Tag Archives: student loan repayment programs

Consolidate and Stay Cool!

Consolidate Student Loans to Stay Organized and Pay Less!

A young friend of mine just graduated from college and, even has a brand new well-paying job! And that’s not all, he’s newly married! What a lucky guy!

What’s not lucky is that he has student loans. In just 6 months he’ll be out of his grace period and will have to start paying those loans back.

What are his options?

The first thing he might want to consider is consolidating his loans.

Let’s say his loans are all federal direct loans and that some are subsidized and some aren’t. These loans were made in different school years for different amounts and at different interest rates.

So, even though he’ll probably have his loans grouped with one servicer by his lender (the U.S. Education Department), keeping up with all those different loans requires a lot of attentiveness. Mistakes can easily be made by the borrower. Or even by the servicer…shocking, right?

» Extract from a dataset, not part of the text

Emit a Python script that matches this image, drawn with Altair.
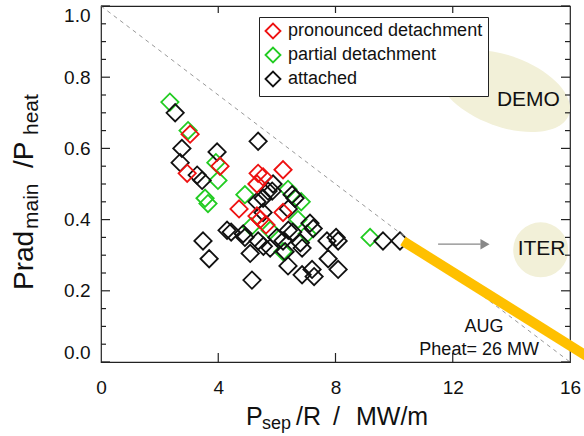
import altair as alt
import pandas as pd

FONT = "Liberation Sans"
INK = "#111111"

# P_sep/R (MW/m) and Prad_main/P_heat for each discharge class
red_x = [3.04, 2.94, 4.06, 5.36, 5.53, 5.32, 6.21, 4.71, 5.32, 5.63, 6.21, 5.43]
red_y = [0.64, 0.53, 0.55, 0.53, 0.52, 0.50, 0.54, 0.43, 0.41, 0.385, 0.42, 0.40]

green_x = [2.35, 2.97, 3.92, 3.99, 3.55, 3.65, 4.91, 6.38, 6.83, 6.72, 7.03, 5.12,
           5.77, 6.21, 9.18]
green_y = [0.73, 0.65, 0.56, 0.51, 0.46, 0.445, 0.47, 0.485, 0.45, 0.40, 0.36, 0.38,
           0.37, 0.31, 0.35]

black_x = [2.53, 2.76, 2.70, 3.28, 3.45, 3.96, 5.36, 5.84, 6.52, 5.32, 5.53, 6.39,
           6.62, 7.13, 7.24, 6.39, 6.86, 4.30, 4.44, 4.91, 5.36, 5.77, 6.21, 5.09,
           3.48, 3.69, 5.15, 6.38, 6.86, 7.20, 7.27, 7.75, 7.71, 8.02, 8.09, 8.09,
           9.62, 10.20, 5.70, 5.53, 5.87, 4.85, 5.54, 6.80, 6.54, 6.00, 6.28]
black_y = [0.70, 0.60, 0.56, 0.525, 0.51, 0.59, 0.62, 0.48, 0.47, 0.45, 0.42, 0.43,
           0.46, 0.39, 0.375, 0.37, 0.32, 0.37, 0.365, 0.35, 0.34, 0.32, 0.34, 0.305,
           0.34, 0.29, 0.23, 0.27, 0.245, 0.26, 0.24, 0.29, 0.34, 0.35, 0.34, 0.26,
           0.34, 0.34, 0.48, 0.46, 0.50, 0.36, 0.325, 0.335, 0.365, 0.35, 0.31]

groups = ["pronounced detachment", "partial detachment", "attached"]
group_colors = ["#ee1111", "#22cc22", "#111111"]

# reference lines and projections
diag_x = [0.0, 16.0]
diag_y = [1.0, 0.0]
aug_x = [10.3, 16.7]
aug_y = [0.34, 0.01]
arrow_x = [11.5, 12.95]
arrow_y = [0.331, 0.331]
arrow_tip = [13.1]

demo_xy = (13.75, 0.761)
iter_xy = (15.0, 0.315)

y_major = [0.0, 0.2, 0.4, 0.6, 0.8, 1.0]
y_minor = [0.05, 0.1, 0.15, 0.25, 0.3, 0.35, 0.45, 0.5, 0.55, 0.65, 0.7, 0.75,
           0.85, 0.9, 0.95]
x_major = [4, 8, 12]
x_labels = [0, 4, 8, 12, 16]

W, H = 469, 356

points = pd.concat([
    pd.DataFrame({"x": green_x, "y": green_y, "group": groups[1]}),
    pd.DataFrame({"x": black_x, "y": black_y, "group": groups[2]}),
    pd.DataFrame({"x": red_x, "y": red_y, "group": groups[0]}),
], ignore_index=True)
points["order"] = range(len(points))

xscale = alt.Scale(domain=[0, 16], nice=False, zero=False)
yscale = alt.Scale(domain=[0, 1], nice=False, zero=False)
xaxis = alt.Axis(values=x_labels, format="d", labelFlush=False, labelPadding=16, title=None)
yaxis = alt.Axis(values=y_major, format=".1f", labelFlush=True, labelPadding=11, title=None)


def X(field="x"):
    return alt.X(f"{field}:Q", scale=xscale, axis=xaxis, title=None)


def Y(field="y"):
    return alt.Y(f"{field}:Q", scale=yscale, axis=yaxis, title=None)


# background blobs for DEMO and ITER
ellipse_path = "M -1 0 A 1 0.515 0 1 1 1 0 A 1 0.515 0 1 1 -1 0 Z"
demo_blob = alt.Chart(pd.DataFrame({"x": [demo_xy[0]], "y": [demo_xy[1]]})).mark_point(
    shape=ellipse_path, filled=True, fill="#f2f0d8", strokeWidth=0,
    size=138 * 138, angle=20, opacity=1
).encode(x=X(), y=Y())

iter_blob = alt.Chart(pd.DataFrame({"x": [iter_xy[0]], "y": [iter_xy[1]]})).mark_point(
    shape="circle", filled=True, fill="#f2f0d8", strokeWidth=0, size=55 * 55, opacity=1
).encode(x=X(), y=Y())

diag = alt.Chart(pd.DataFrame({"x": diag_x, "y": diag_y})).mark_line(
    color="#999999", strokeWidth=1, strokeDash=[4, 4]
).encode(x=X(), y=Y())

scatter = alt.Chart(points).mark_point(
    shape="diamond", filled=False, size=300, strokeWidth=1.8, opacity=1
).encode(
    x=X(),
    y=Y(),
    color=alt.Color("group:N", scale=alt.Scale(domain=groups, range=group_colors),
                    legend=alt.Legend(
                        orient="none", legendX=158, legendY=11, title=None,
                        strokeColor="#222222", fillColor="white", padding=5,
                        labelFont=FONT, labelFontSize=18, labelColor=INK,
                        labelLimit=400, labelOffset=6, rowPadding=0,
                        symbolType="diamond", symbolSize=225, symbolStrokeWidth=1.8,
                        symbolFillColor="transparent")),
    order="order:Q",
)

aug_line = alt.Chart(pd.DataFrame({"x": aug_x, "y": aug_y})).mark_line(
    color="#ffc000", strokeWidth=10, strokeCap="butt"
).encode(x=X(), y=Y())

arrow_line = alt.Chart(pd.DataFrame({"x": arrow_x, "y": arrow_y})).mark_line(
    color="#888888", strokeWidth=1.3
).encode(x=X(), y=Y())

arrow_head = alt.Chart(pd.DataFrame({"x": arrow_tip, "y": [arrow_y[0]]})).mark_point(
    shape="triangle-right", filled=True, color="#888888", size=110, opacity=1
).encode(x=X(), y=Y())

big_labels = alt.Chart(pd.DataFrame({
    "t": ["DEMO", "ITER"], "x": [14.58, 15.03], "y": [0.736, 0.317]
})).mark_text(font=FONT, fontSize=21, color=INK, align="center", baseline="middle").encode(
    x=X(), y=Y(), text="t:N")

aug_labels = alt.Chart(pd.DataFrame({
    "t": ["AUG", "Pheat= 26 MW"], "x": [13.07, 12.9], "y": [0.098, 0.034]
})).mark_text(font=FONT, fontSize=18, color=INK, align="center", baseline="middle").encode(
    x=X(), y=Y(), text="t:N")


# inward tick marks on all four sides
def yticks(vals, x0, x1):
    return alt.Chart(pd.DataFrame({"y": vals})).mark_rule(color="#222222", strokeWidth=1.2).encode(
        y=Y(), x=alt.value(x0), x2=alt.value(x1))


def xticks(vals, y0, y1):
    return alt.Chart(pd.DataFrame({"x": vals})).mark_rule(color="#222222", strokeWidth=1.2).encode(
        x=X(), y=alt.value(y0), y2=alt.value(y1))


ticks = [
    yticks(y_major, 0, 9), yticks(y_minor, 0, 5),
    yticks(y_major, W, W - 9), yticks(y_minor, W, W - 5),
    xticks(x_major, H, H - 9), xticks(x_major, 0, 7),
]


# axis titles with subscripts
def piece(text, x, y, size, angle=0):
    return alt.Chart(pd.DataFrame({"t": [text]})).mark_text(
        font=FONT, fontSize=size, color=INK, align="left", baseline="alphabetic", angle=angle
    ).encode(x=alt.value(x), y=alt.value(y), text="t:N")


titles = [
    piece("P", 145, 419, 25),
    piece("sep", 161, 423, 18),
    piece("/R", 195, 419, 25),
    piece("/", 232, 419, 25),
    piece("MW/m", 255, 419, 25),
    piece("Prad", -68, 284, 28, 270),
    piece("main", -63, 223, 21, 270),
    piece("/P", -68, 162, 28, 270),
    piece("heat", -63, 129, 21, 270),
]

chart = alt.layer(
    scatter, demo_blob, iter_blob, diag, *ticks, aug_line, arrow_line, arrow_head,
    big_labels, aug_labels, *titles
).properties(
    width=W, height=H,
    padding={"left": 101, "top": 6, "right": 14, "bottom": 74},
    autosize=alt.AutoSizeParams(type="none"),
).configure_view(
    stroke="#222222", strokeWidth=1.2
).configure_axis(
    grid=False, domain=False, ticks=False,
    labelFont=FONT, labelFontSize=19, labelColor=INK,
)

chart.save("out.html", embed_options={"renderer": "svg", "actions": False})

Consolidate Student Loans and Stay Organized

Consolidating his loans would give my young friend a far simpler repayment picture. His interest rates would be averaged and weighted into a rate nearly the same as if he had kept them all separate. Not only that, but he would gain access to at least one of the new affordable repayment plans.

Consolidate Student Loans and Get Affordable Payments

So far, the very newest repayment plan is not quite finalized, but is nearly certain to be available in December of 2015. It’s called the Revised Pay As You Earn plan, or REPAYE for short. My friend would be eligible for REPAYE and it might keep his payments down enough for he and his wife to save for their first house, and to start a family.

He would have been eligible for REPAYE’s more borrower-friendly older cousin, the PAYE plan, IF he had not gotten that well-paying job right out of college. Thanks to his new paycheck, he will not be poor enough in comparison to his student debt to get on the PAYE plan. Moreover, the ratio of wealth to debt for my friend gets even worse under REPAYE because the fed’s calculation of HIS income will include his wife’s income as well. Who knew he should have borrowed more? Just kidding!

But, no matter! Getting your student loan payment down to 10% of your JOINT discretionary income is still a wonderful thing! And, since my friend only has undergraduate loans, any remaining balance will be forgiven after 20 years. The forgiven amount could be taxable that year as income, but it’s likely this tax threat could be gone in the future, thanks to congressional efforts.

If my friend decides to consolidate all his student loans into a single Federal Direct Student Loan for simplicity’s sake and then decides to enter the REPAYE plan, he will have to understand one important fact. As a participant in the plan, he is obligated to send in a form which verifies his family’s joint income EVERY SINGLE YEAR. If he forgets the verification form, he will be placed in an alternate version of the REPAYE plan until he is jolted awake by the higher payments!

The new REPAYE plan will allow many more borrowers to get affordable payments as well, no matter when they got their loans and no matter how much money they earn. The older borrowers will need to get some of their “non-direct” federal loans, such as FFEL, consolidated into Federal Direct Consolidation loans. The biggest thing for older borrowers to remember is that Parent Plus loans cannot be included in these new Federal Direct Consolidation loans. And, even if an earlier consolidation loan paid off a Parent Plus loan, then that consolidation loan is considered “tainted”. It cannot be included in the borrower’s new Federal Direct Consolidation loan, whose purpose it is to access the REPAYE plan.

So you might be wondering why this latest round of cleverly acronym’d student loan repayment plans has come to be a dinner party topic. Here it is: REPAYE clamps down on the excesses of PAYE. Simple as that.

People had begun to game the system. Doctors, lawyers and other high student loan borrowers figured out that they could combine the generous features of PAYE with the Public Service Loan Forgiveness program (PSLF). In 2017, the first of many lucky borrowers will have hundreds of thousands of student loan debt forgiven. The forgiven amounts will not be taxed.

All this system-gaming has given colleges the idea that they can raise their tuitions to match the benefits of the PAYE plan and PSLF program. Taxpayers will be on the hook for the ever-spiraling debt and tuition crisis at private non-profit colleges AND to some degree at public universities.

The cry has gone up to politicians and higher education policy-makers: Put the brakes on PAYE! So REPAYE was invented, and here we are on the brink of it’s implementation.

We can only hope that this time they got it right. I’m taking bets starting now! Who’s in?